As to style, though Dylan's vivid lyrics are succinct enough to be taught to journalism students as textbook examples of concision, his rare specimens of published prose -- consisting, in the main, of a few opaque album liner notes and the botched '60s novel "Tarantula" -- have been as out of control as a first-time driver speeding on ice. One might reasonably wonder whether Dylan would compose a competent memoir or a swampy curiosity comparable, say, to Yeats' discursions on the occult.

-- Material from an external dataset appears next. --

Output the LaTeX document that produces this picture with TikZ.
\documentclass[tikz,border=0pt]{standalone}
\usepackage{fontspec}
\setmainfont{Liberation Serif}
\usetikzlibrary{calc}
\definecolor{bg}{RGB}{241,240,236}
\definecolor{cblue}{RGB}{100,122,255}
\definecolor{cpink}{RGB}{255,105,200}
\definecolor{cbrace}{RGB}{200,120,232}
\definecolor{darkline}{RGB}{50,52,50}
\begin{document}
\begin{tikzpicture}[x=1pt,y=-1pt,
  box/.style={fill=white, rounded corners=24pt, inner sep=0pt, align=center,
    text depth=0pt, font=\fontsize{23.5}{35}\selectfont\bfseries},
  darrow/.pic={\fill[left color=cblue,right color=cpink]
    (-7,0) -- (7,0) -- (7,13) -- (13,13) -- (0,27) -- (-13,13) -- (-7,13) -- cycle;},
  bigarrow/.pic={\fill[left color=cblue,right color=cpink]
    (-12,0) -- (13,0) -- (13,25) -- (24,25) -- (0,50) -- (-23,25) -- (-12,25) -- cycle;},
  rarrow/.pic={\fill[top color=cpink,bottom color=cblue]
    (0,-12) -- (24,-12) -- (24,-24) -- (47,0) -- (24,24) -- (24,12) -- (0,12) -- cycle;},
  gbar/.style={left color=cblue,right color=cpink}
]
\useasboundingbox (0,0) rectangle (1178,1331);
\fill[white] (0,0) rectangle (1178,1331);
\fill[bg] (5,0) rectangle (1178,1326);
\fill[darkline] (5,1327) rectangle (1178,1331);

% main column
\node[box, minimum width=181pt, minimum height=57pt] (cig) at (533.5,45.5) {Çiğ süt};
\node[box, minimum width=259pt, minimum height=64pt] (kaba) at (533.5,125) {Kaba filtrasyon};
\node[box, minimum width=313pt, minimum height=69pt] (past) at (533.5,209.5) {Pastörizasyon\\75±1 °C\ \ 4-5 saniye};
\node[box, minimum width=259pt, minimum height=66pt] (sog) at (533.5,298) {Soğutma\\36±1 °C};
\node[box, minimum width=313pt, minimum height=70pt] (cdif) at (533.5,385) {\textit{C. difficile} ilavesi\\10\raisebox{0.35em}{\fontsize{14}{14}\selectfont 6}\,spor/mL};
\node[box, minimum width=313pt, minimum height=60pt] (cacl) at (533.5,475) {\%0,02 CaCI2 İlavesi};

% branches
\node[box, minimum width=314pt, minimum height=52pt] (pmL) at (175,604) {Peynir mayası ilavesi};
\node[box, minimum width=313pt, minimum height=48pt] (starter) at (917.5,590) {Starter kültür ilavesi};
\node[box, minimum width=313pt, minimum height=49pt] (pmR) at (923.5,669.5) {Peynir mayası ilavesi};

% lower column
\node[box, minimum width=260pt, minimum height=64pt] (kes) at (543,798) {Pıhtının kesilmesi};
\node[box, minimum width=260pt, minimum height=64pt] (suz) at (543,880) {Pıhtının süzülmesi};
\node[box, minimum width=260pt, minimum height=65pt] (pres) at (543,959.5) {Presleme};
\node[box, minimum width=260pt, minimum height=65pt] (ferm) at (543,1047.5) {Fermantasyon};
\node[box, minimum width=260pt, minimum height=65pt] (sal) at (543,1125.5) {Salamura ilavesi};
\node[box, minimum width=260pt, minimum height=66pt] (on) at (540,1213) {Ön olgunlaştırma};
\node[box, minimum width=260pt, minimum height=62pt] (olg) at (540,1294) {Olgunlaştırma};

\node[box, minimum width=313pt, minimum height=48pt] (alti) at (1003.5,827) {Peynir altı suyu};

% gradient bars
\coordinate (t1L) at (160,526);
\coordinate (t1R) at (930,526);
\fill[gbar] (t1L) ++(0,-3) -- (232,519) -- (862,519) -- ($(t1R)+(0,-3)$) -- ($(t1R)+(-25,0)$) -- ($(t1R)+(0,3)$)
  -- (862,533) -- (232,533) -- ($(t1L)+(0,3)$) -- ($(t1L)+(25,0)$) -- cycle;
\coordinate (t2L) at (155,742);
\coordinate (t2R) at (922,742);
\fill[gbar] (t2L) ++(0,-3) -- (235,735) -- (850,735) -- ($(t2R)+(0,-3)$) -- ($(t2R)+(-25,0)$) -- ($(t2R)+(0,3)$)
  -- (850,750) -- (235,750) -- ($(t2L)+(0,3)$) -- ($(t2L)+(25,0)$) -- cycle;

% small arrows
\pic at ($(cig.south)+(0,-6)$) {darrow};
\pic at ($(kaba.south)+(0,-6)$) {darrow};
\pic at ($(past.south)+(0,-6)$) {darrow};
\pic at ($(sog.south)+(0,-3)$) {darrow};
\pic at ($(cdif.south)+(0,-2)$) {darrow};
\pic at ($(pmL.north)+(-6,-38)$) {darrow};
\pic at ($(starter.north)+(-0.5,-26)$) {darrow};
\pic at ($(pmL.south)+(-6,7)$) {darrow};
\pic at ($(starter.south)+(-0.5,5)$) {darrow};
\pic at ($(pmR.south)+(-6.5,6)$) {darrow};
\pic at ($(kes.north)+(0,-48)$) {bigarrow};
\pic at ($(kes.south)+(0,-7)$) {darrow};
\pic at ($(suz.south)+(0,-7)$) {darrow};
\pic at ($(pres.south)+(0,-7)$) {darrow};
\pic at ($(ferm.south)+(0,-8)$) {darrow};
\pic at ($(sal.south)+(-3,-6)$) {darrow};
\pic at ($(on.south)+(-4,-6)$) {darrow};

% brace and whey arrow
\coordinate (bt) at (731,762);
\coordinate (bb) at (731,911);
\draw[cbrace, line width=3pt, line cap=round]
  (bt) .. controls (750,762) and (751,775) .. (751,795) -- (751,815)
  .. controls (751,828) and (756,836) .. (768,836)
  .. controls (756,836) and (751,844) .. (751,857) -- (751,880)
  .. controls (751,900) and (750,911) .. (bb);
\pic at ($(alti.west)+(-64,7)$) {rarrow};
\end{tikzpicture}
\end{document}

Happily, "Chronicles: Volume One" lays that fear to rest. Informal and unadorned in tone, it is tersely focused, laconically witty and crammed with information. (Although the '60s are frequently and rather fatuously defined as an era you don't remember if you were really there, Dylan, who was the Sun at its center, evidently remembers plenty.) It is graced by bursts of admirably apt description -- he refers to an elegant woman's "illegible smile" and summons up "early singers who sang like they were navigating burning ships." Its generally sprightly pace occasionally unwinds like an old pocket watch to accommodate slow, rambling scenes that make for some of the book's most compelling passages -- and sometimes actually do hint at what it's like to be Bob Dylan. One of these unhurriedly describes hours spent in an oddball curiosities shop in rural Louisiana. Saying goodbye, its proprietor asks, "Got everything you need, then?" Dylan's reply: "Yeah, but I need some more."

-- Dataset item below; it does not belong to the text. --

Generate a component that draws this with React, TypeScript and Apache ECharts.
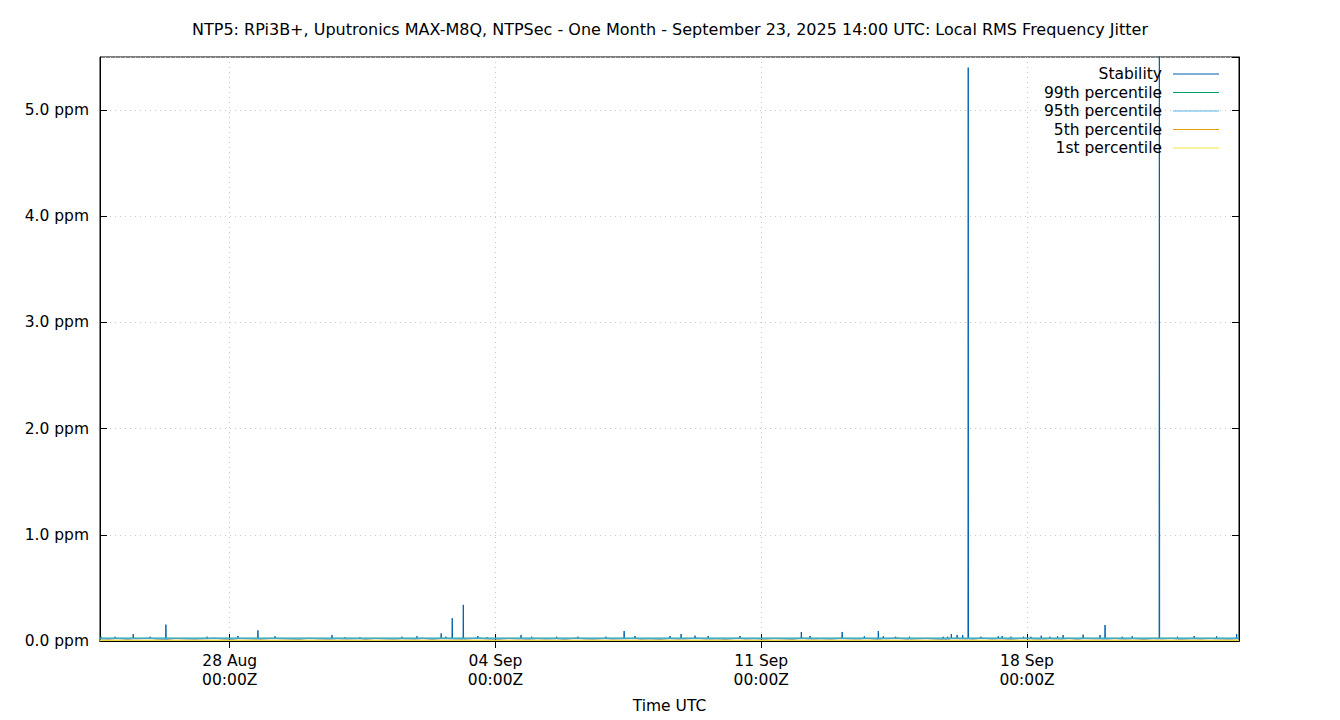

Content is a more serious concern. From the outset of his career, Dylan concealed himself behind a shifting assortment of distortions and outright deceptions. When a Columbia Records publicist interviewed him on the day he signed his first recording contract, Dylan claimed he was raised in Illinois, was kicked out by his parents and "rode a freight train" to New York -- along with other bunk he now acknowledges was "pure hokum -- hophead talk." ("The press?" he writes. "I figured you lie to it.") Has Dylan now come clean? If he hasn't, of what use is an autobiography that conceals more than it reveals, and bends the truth into an artful ensemble of, well, lies? Rather than dealing with such questions directly, Dylan spins them into an extended rumination on the relationship between art, truth and falsehood. More about that in a moment.

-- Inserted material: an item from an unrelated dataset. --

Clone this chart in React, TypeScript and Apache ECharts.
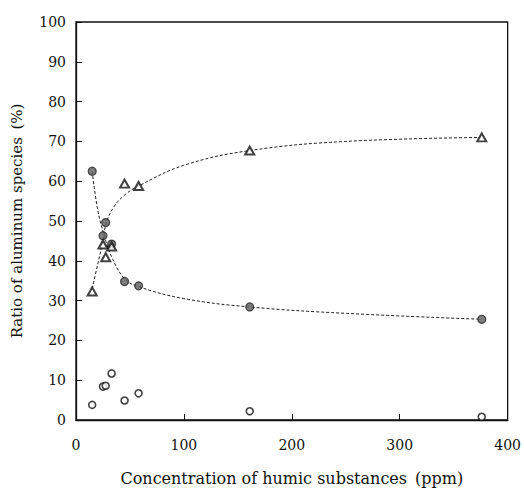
import React, { useEffect, useRef } from "react";
import * as echarts from "echarts";

// Concentration of humic substances (ppm) for each sample
const concentrations = [15, 25, 27.5, 33, 45, 58, 161, 376];
// Ratio of aluminum species (%)
const filledCircleValues = [62.5, 46.3, 49.6, 44.2, 34.8, 33.7, 28.4, 25.3];
const triangleValues = [32.3, 44.1, 40.9, 43.6, 59.4, 58.8, 67.7, 71.0];
const openCircleValues = [3.8, 8.4, 8.6, 11.7, 4.9, 6.7, 2.2, 0.8];

// fitted (dashed) curves
const circleFitX = [15, 20, 26, 33, 45, 58, 100, 161, 250, 376];
const circleFitY = [62.5, 53, 46.5, 41, 35.5, 33.5, 30.5, 28.4, 26.8, 25.3];
const triangleFitX = [15, 20, 25, 28, 35, 45, 58, 100, 161, 250, 376];
const triangleFitY = [33, 39, 45, 49.5, 53.5, 56.5, 58.8, 64, 67.7, 70, 71];

const xTicks = [0, 100, 200, 300, 400];
const yTicks = [0, 10, 20, 30, 40, 50, 60, 70, 80, 90, 100];

const FONT = "DejaVu Serif";

export default function App() {
  const ref = useRef<HTMLDivElement>(null);
  useEffect(() => {
    if (!ref.current) return;
    const chart = echarts.init(ref.current, undefined, { renderer: "svg" });
    const pair = (xs: number[], ys: number[]) => xs.map((x, i) => [x, ys[i]]);
    chart.setOption({
      animation: false,
      backgroundColor: "#ffffff",
      grid: {
        left: 76,
        right: 14,
        top: 22,
        bottom: 68,
        show: true,
        borderColor: "#111",
        borderWidth: 1.3,
      },
      xAxis: {
        type: "value",
        min: xTicks[0],
        max: xTicks[xTicks.length - 1],
        interval: 100,
        name: "Concentration of humic substances\u2002(ppm)",
        nameLocation: "middle",
        nameGap: 50,
        nameTextStyle: { fontFamily: FONT, fontSize: 16, color: "#111" },
        axisLine: { show: true, lineStyle: { color: "#111", width: 1.3 } },
        axisTick: { show: true, inside: true, length: 6, lineStyle: { color: "#111" } },
        axisLabel: { fontFamily: FONT, fontSize: 14, color: "#111", margin: 18 },
        splitLine: { show: false },
      },
      yAxis: {
        type: "value",
        min: yTicks[0],
        max: yTicks[yTicks.length - 1],
        interval: 10,
        name: "Ratio of aluminum species\u2002(%)",
        nameLocation: "middle",
        nameGap: 52,
        nameTextStyle: { fontFamily: FONT, fontSize: 15, color: "#111" },
        axisLine: { show: true, lineStyle: { color: "#111", width: 1.3 } },
        axisTick: { show: true, inside: true, length: 6, lineStyle: { color: "#111" } },
        axisLabel: { fontFamily: FONT, fontSize: 14, color: "#111", margin: 10 },
        splitLine: { show: false },
      },
      series: [
        {
          type: "line",
          data: pair(circleFitX, circleFitY),
          smooth: 0.4,
          showSymbol: false,
          symbol: "none",
          lineStyle: { color: "#222", width: 1, type: [3, 2] },
          z: 1,
        },
        {
          type: "line",
          data: pair(triangleFitX, triangleFitY),
          smooth: 0.4,
          showSymbol: false,
          symbol: "none",
          lineStyle: { color: "#222", width: 1, type: [3, 2] },
          z: 1,
        },
        {
          type: "scatter",
          data: pair(concentrations, openCircleValues),
          symbol: "circle",
          symbolSize: 7,
          itemStyle: { color: "#fff", borderColor: "#111", borderWidth: 1.6 },
          z: 3,
        },
        {
          type: "scatter",
          data: pair(concentrations, filledCircleValues),
          symbol: "circle",
          symbolSize: 8,
          itemStyle: { color: "#5e5e5e", borderColor: "#222", borderWidth: 1.2 },
          z: 3,
        },
        {
          type: "scatter",
          data: pair(concentrations, triangleValues),
          symbol: "triangle",
          symbolSize: [9, 8],
          itemStyle: { color: "#fff", borderColor: "#111", borderWidth: 2 },
          z: 4,
        },
      ],
    });
    return () => chart.dispose();
  }, []);
  return (
    <div
      ref={ref}
      style={{ position: "fixed", left: 0, top: 0, width: 524, height: 491, background: "#fff" }}
    />
  );
}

"Chronicles" is apt to startle those inclined to pigeonhole Dylan. As a youth, he reports, he loved polka dances, identified with the white-bread crooner Ricky Nelson ("we have a lot in common"), "liked the Kingston Trio" and was captivated by the Johnny Mercer-Henry Mancini hit "Moon River." He was disappointed when Albert Grossman, who later became his manager, didn't invite him to join the folk supergroup that Grossman concocted and named Peter, Paul and Mary. Rather than sneering at commercialism, as did so many of his counterculture contemporaries, Dylan was fond of radio ads ("Before I had ever gone into any department store, I was already an imaginary consumer") and unperturbed by prime-time television. "The sociologists were saying that TV had deadly intentions and was destroying the minds and imaginations of the young -- that their attention spans were being dragged down," he recalls. "Maybe that's true but the three minute song also did the same thing."